WHAT NEEDS TO BE DONE = Each line below must be set down exactly; omit any image you find.

# # # # #

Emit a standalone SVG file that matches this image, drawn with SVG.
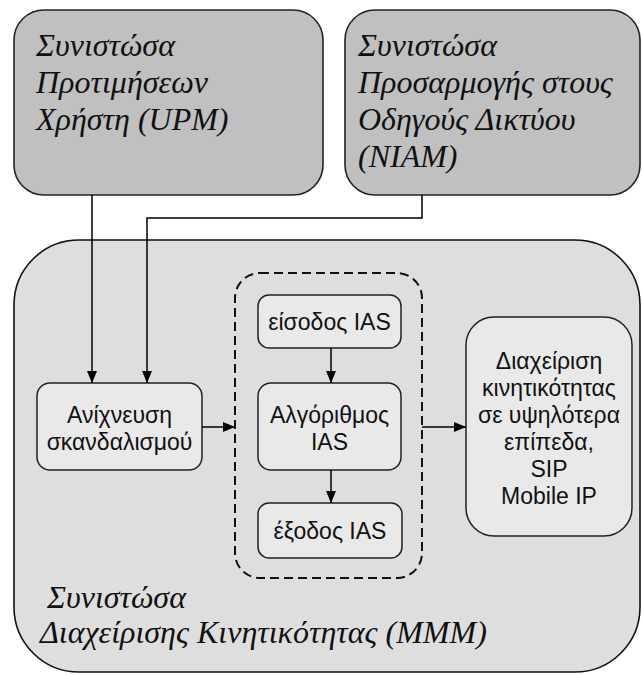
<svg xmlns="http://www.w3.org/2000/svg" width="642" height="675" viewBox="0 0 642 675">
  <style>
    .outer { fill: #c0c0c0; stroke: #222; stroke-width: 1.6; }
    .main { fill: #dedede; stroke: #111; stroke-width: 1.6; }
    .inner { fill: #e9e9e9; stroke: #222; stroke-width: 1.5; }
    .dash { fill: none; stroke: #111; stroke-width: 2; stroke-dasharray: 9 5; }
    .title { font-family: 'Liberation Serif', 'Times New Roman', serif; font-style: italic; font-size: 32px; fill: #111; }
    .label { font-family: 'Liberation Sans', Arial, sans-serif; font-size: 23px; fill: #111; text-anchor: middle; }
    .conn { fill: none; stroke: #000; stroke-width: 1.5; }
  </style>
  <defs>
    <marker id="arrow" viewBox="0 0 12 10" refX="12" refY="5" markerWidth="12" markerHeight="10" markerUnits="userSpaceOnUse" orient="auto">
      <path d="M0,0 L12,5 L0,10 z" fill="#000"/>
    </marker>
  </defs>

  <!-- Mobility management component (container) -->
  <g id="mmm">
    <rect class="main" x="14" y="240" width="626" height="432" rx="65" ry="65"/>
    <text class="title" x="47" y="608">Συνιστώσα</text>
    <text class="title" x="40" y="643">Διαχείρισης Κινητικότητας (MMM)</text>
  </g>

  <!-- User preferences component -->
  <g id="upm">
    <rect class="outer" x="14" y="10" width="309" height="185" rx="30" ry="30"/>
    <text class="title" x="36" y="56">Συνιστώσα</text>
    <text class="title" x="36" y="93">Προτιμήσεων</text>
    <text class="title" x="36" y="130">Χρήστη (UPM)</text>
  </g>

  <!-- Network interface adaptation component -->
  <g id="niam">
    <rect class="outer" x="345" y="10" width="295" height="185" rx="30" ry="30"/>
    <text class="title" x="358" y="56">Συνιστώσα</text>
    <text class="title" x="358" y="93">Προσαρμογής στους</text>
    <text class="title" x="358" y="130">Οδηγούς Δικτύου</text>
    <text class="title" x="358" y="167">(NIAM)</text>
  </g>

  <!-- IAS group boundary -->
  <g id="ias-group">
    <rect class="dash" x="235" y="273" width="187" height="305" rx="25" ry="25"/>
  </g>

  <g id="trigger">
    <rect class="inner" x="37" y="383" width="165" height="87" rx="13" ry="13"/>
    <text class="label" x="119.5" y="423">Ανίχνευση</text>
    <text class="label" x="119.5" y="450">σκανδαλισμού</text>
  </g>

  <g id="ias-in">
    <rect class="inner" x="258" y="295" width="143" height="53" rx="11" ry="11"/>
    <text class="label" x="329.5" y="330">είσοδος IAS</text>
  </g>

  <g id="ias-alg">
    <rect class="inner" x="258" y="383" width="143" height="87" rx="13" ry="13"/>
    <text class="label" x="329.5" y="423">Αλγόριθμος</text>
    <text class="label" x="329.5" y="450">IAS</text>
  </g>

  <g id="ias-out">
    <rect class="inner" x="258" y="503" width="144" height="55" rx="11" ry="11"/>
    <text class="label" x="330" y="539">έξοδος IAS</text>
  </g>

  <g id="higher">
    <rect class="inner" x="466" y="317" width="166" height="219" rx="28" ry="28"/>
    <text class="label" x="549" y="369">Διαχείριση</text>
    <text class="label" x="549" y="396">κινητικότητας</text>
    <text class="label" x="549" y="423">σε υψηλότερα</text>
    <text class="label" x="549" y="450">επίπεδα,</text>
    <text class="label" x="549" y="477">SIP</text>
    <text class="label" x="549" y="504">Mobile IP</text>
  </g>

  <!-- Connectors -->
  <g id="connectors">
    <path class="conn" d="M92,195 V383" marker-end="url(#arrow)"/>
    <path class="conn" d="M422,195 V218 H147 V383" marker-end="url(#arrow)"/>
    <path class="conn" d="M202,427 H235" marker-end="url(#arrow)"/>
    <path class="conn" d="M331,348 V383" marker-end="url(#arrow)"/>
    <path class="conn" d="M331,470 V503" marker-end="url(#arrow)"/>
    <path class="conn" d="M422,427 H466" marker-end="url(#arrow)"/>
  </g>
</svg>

# # # # #

WRITTEN SOLUTION =
Emit a standalone SVG file that matches this image, drawn with SVG.
<svg xmlns="http://www.w3.org/2000/svg" width="642" height="675" viewBox="0 0 642 675">
  <style>
    .outer { fill: #c0c0c0; stroke: #222; stroke-width: 1.6; }
    .main { fill: #dedede; stroke: #111; stroke-width: 1.6; }
    .inner { fill: #e9e9e9; stroke: #222; stroke-width: 1.5; }
    .dash { fill: none; stroke: #111; stroke-width: 2; stroke-dasharray: 9 5; }
    .title { font-family: 'Liberation Serif', 'Times New Roman', serif; font-style: italic; font-size: 32px; fill: #111; }
    .label { font-family: 'Liberation Sans', Arial, sans-serif; font-size: 23px; fill: #111; text-anchor: middle; }
    .conn { fill: none; stroke: #000; stroke-width: 1.5; }
  </style>
  <defs>
    <marker id="arrow" viewBox="0 0 12 10" refX="12" refY="5" markerWidth="12" markerHeight="10" markerUnits="userSpaceOnUse" orient="auto">
      <path d="M0,0 L12,5 L0,10 z" fill="#000"/>
    </marker>
  </defs>

  <!-- Mobility management component (container) -->
  <g id="mmm">
    <rect class="main" x="14" y="240" width="626" height="432" rx="65" ry="65"/>
    <text class="title" x="47" y="608">Συνιστώσα</text>
    <text class="title" x="40" y="643">Διαχείρισης Κινητικότητας (MMM)</text>
  </g>

  <!-- User preferences component -->
  <g id="upm">
    <rect class="outer" x="14" y="10" width="309" height="185" rx="30" ry="30"/>
    <text class="title" x="36" y="56">Συνιστώσα</text>
    <text class="title" x="36" y="93">Προτιμήσεων</text>
    <text class="title" x="36" y="130">Χρήστη (UPM)</text>
  </g>

  <!-- Network interface adaptation component -->
  <g id="niam">
    <rect class="outer" x="345" y="10" width="295" height="185" rx="30" ry="30"/>
    <text class="title" x="358" y="56">Συνιστώσα</text>
    <text class="title" x="358" y="93">Προσαρμογής στους</text>
    <text class="title" x="358" y="130">Οδηγούς Δικτύου</text>
    <text class="title" x="358" y="167">(NIAM)</text>
  </g>

  <!-- IAS group boundary -->
  <g id="ias-group">
    <rect class="dash" x="235" y="273" width="187" height="305" rx="25" ry="25"/>
  </g>

  <g id="trigger">
    <rect class="inner" x="37" y="383" width="165" height="87" rx="13" ry="13"/>
    <text class="label" x="119.5" y="423">Ανίχνευση</text>
    <text class="label" x="119.5" y="450">σκανδαλισμού</text>
  </g>

  <g id="ias-in">
    <rect class="inner" x="258" y="295" width="143" height="53" rx="11" ry="11"/>
    <text class="label" x="329.5" y="330">είσοδος IAS</text>
  </g>

  <g id="ias-alg">
    <rect class="inner" x="258" y="383" width="143" height="87" rx="13" ry="13"/>
    <text class="label" x="329.5" y="423">Αλγόριθμος</text>
    <text class="label" x="329.5" y="450">IAS</text>
  </g>

  <g id="ias-out">
    <rect class="inner" x="258" y="503" width="144" height="55" rx="11" ry="11"/>
    <text class="label" x="330" y="539">έξοδος IAS</text>
  </g>

  <g id="higher">
    <rect class="inner" x="466" y="317" width="166" height="219" rx="28" ry="28"/>
    <text class="label" x="549" y="369">Διαχείριση</text>
    <text class="label" x="549" y="396">κινητικότητας</text>
    <text class="label" x="549" y="423">σε υψηλότερα</text>
    <text class="label" x="549" y="450">επίπεδα,</text>
    <text class="label" x="549" y="477">SIP</text>
    <text class="label" x="549" y="504">Mobile IP</text>
  </g>

  <!-- Connectors -->
  <g id="connectors">
    <path class="conn" d="M92,195 V383" marker-end="url(#arrow)"/>
    <path class="conn" d="M422,195 V218 H147 V383" marker-end="url(#arrow)"/>
    <path class="conn" d="M202,427 H235" marker-end="url(#arrow)"/>
    <path class="conn" d="M331,348 V383" marker-end="url(#arrow)"/>
    <path class="conn" d="M331,470 V503" marker-end="url(#arrow)"/>
    <path class="conn" d="M422,427 H466" marker-end="url(#arrow)"/>
  </g>
</svg>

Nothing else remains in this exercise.